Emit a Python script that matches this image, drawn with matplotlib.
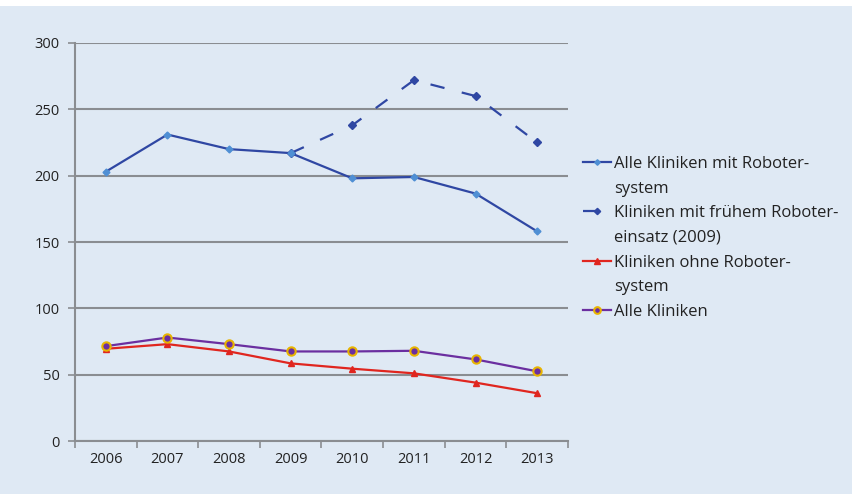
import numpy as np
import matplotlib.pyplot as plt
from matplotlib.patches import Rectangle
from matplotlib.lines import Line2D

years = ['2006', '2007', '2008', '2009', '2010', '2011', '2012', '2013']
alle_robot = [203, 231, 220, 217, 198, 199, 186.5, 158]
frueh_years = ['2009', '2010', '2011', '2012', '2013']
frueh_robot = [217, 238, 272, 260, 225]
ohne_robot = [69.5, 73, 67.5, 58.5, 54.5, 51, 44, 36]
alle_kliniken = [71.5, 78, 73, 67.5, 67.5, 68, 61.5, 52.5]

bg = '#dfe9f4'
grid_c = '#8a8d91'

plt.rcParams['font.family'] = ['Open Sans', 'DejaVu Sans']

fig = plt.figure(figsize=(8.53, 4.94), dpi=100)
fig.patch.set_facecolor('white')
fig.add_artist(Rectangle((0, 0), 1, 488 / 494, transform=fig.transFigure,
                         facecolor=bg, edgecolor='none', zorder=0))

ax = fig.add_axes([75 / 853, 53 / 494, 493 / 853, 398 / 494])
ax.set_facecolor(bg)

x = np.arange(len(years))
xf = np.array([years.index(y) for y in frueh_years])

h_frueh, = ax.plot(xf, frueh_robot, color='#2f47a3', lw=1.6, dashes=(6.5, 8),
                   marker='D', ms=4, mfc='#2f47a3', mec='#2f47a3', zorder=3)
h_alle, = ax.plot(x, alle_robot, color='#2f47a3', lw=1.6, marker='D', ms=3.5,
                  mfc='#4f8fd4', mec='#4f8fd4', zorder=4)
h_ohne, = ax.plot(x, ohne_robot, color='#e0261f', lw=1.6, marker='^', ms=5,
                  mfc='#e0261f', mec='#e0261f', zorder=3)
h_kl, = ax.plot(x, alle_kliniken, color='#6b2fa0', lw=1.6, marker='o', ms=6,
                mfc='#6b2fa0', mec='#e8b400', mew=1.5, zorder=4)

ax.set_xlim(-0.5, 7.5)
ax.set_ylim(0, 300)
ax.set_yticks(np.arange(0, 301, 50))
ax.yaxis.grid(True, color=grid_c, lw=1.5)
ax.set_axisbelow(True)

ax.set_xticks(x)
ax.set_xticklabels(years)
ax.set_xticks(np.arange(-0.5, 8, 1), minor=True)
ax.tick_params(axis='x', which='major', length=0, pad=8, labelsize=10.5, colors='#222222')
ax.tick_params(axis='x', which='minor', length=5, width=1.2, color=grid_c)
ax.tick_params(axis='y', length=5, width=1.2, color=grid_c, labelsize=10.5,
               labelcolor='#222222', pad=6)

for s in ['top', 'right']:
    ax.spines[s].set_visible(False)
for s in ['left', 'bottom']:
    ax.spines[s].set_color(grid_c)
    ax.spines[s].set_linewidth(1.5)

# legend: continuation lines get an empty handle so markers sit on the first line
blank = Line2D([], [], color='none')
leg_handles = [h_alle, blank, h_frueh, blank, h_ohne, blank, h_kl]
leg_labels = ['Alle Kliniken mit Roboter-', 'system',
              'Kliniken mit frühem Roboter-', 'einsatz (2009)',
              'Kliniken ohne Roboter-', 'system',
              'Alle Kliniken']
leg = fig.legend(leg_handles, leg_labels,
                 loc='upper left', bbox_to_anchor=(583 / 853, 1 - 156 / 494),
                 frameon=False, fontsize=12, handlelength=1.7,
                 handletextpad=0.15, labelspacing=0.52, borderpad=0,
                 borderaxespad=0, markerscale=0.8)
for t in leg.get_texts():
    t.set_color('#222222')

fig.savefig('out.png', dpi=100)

==================================================

**EXERCISE**
Pictures in the data above should not be copied; transcribe everything else exactly.

**SOLUTION**
Emit a Python script that matches this image, drawn with matplotlib.
import numpy as np
import matplotlib.pyplot as plt
from matplotlib.patches import Rectangle
from matplotlib.lines import Line2D

years = ['2006', '2007', '2008', '2009', '2010', '2011', '2012', '2013']
alle_robot = [203, 231, 220, 217, 198, 199, 186.5, 158]
frueh_years = ['2009', '2010', '2011', '2012', '2013']
frueh_robot = [217, 238, 272, 260, 225]
ohne_robot = [69.5, 73, 67.5, 58.5, 54.5, 51, 44, 36]
alle_kliniken = [71.5, 78, 73, 67.5, 67.5, 68, 61.5, 52.5]

bg = '#dfe9f4'
grid_c = '#8a8d91'

plt.rcParams['font.family'] = ['Open Sans', 'DejaVu Sans']

fig = plt.figure(figsize=(8.53, 4.94), dpi=100)
fig.patch.set_facecolor('white')
fig.add_artist(Rectangle((0, 0), 1, 488 / 494, transform=fig.transFigure,
                         facecolor=bg, edgecolor='none', zorder=0))

ax = fig.add_axes([75 / 853, 53 / 494, 493 / 853, 398 / 494])
ax.set_facecolor(bg)

x = np.arange(len(years))
xf = np.array([years.index(y) for y in frueh_years])

h_frueh, = ax.plot(xf, frueh_robot, color='#2f47a3', lw=1.6, dashes=(6.5, 8),
                   marker='D', ms=4, mfc='#2f47a3', mec='#2f47a3', zorder=3)
h_alle, = ax.plot(x, alle_robot, color='#2f47a3', lw=1.6, marker='D', ms=3.5,
                  mfc='#4f8fd4', mec='#4f8fd4', zorder=4)
h_ohne, = ax.plot(x, ohne_robot, color='#e0261f', lw=1.6, marker='^', ms=5,
                  mfc='#e0261f', mec='#e0261f', zorder=3)
h_kl, = ax.plot(x, alle_kliniken, color='#6b2fa0', lw=1.6, marker='o', ms=6,
                mfc='#6b2fa0', mec='#e8b400', mew=1.5, zorder=4)

ax.set_xlim(-0.5, 7.5)
ax.set_ylim(0, 300)
ax.set_yticks(np.arange(0, 301, 50))
ax.yaxis.grid(True, color=grid_c, lw=1.5)
ax.set_axisbelow(True)

ax.set_xticks(x)
ax.set_xticklabels(years)
ax.set_xticks(np.arange(-0.5, 8, 1), minor=True)
ax.tick_params(axis='x', which='major', length=0, pad=8, labelsize=10.5, colors='#222222')
ax.tick_params(axis='x', which='minor', length=5, width=1.2, color=grid_c)
ax.tick_params(axis='y', length=5, width=1.2, color=grid_c, labelsize=10.5,
               labelcolor='#222222', pad=6)

for s in ['top', 'right']:
    ax.spines[s].set_visible(False)
for s in ['left', 'bottom']:
    ax.spines[s].set_color(grid_c)
    ax.spines[s].set_linewidth(1.5)

# legend: continuation lines get an empty handle so markers sit on the first line
blank = Line2D([], [], color='none')
leg_handles = [h_alle, blank, h_frueh, blank, h_ohne, blank, h_kl]
leg_labels = ['Alle Kliniken mit Roboter-', 'system',
              'Kliniken mit frühem Roboter-', 'einsatz (2009)',
              'Kliniken ohne Roboter-', 'system',
              'Alle Kliniken']
leg = fig.legend(leg_handles, leg_labels,
                 loc='upper left', bbox_to_anchor=(583 / 853, 1 - 156 / 494),
                 frameon=False, fontsize=12, handlelength=1.7,
                 handletextpad=0.15, labelspacing=0.52, borderpad=0,
                 borderaxespad=0, markerscale=0.8)
for t in leg.get_texts():
    t.set_color('#222222')

fig.savefig('out.png', dpi=100)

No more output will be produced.